Twitter, Inc. (NYSE: TWTR) provided a superior viewer experience last year with live streaming NFL games. The ad revenue was not appreciated by the market evidenced by the drop in stock price. However, the content providers took notice. Bloomberg, BuzzFeed, MLB, PGA and the WNBA have now made similar streaming arrangements with Twitter.
Right about now a Twitter-bear is yelling, "Didn't they lose the NFL deal to Amazon?!!" Yes, but no. The newswire states that Twitter still has a streaming contract in place with NFL, but it's obviously not the same Thursday night arrangement. Some speculation is that they will focus on football highlights or some other auxiliary footage. When the content is paired with social interaction and easy likes or retweets, the perfect blend is made.
Basic stock investing methods would point out that Twitter, Inc. is without a price-to-earnings (P/E) ratio due to continued loss quarter after quarter. At the last earnings report, the Q1 '17 non-GAAP earnings were posted instead, which were a positive $0.11 per share and partially misleading. Non-GAAP metrics should be evaluated cautiously. The conventional price-to-book and free cash flow might be attractive when compared to peers. Additionally, ad revenue shows tailwinds.

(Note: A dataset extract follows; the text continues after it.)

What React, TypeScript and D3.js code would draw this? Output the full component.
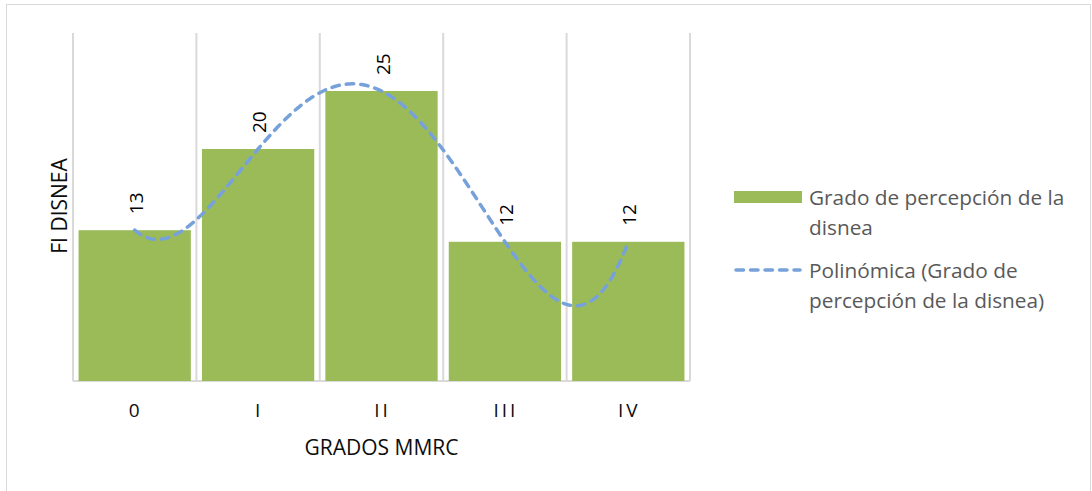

"We've received positive early feedback from our ad partners as we highlight the improved return on investment from our audience growth and better pricing. We're proud of our performance in Live after just 6 months – last quarter alone we streamed more than 800 hours of live premium video and reached 45 million unique viewers, an increase of 31% from the previous quarter." COO Anthony Noto - Q1 '17 Earnings Call
At the end of Q1 2017, Twitter, Inc. had $203.45m in cash from operating activities. Their capital expense was $39.88m leaving them a free cash flow of $163.57m. This can't be compared to Facebook, Inc. (NASDAQ: FB) without converting it into a percentage of its market capital.
Twitter's FCF Yield is approximately 1.20% (Market Capital), which is the better value compared to Facebook's 0.87%. The yield in relation to Enterprise Value still has Twitter as the better option.
Free Cash Flow is obtained by taking the value of the company's operating cash flow and subtracting from it the value of capital expenses. The yield is then formulated by dividing the result by either the market capital or enterprise value.
Disclosure: I am/we are long FHCO; I/we have no positions in $SNAP or $TWTR, and no plans to initiate any positions within the next 72 hours.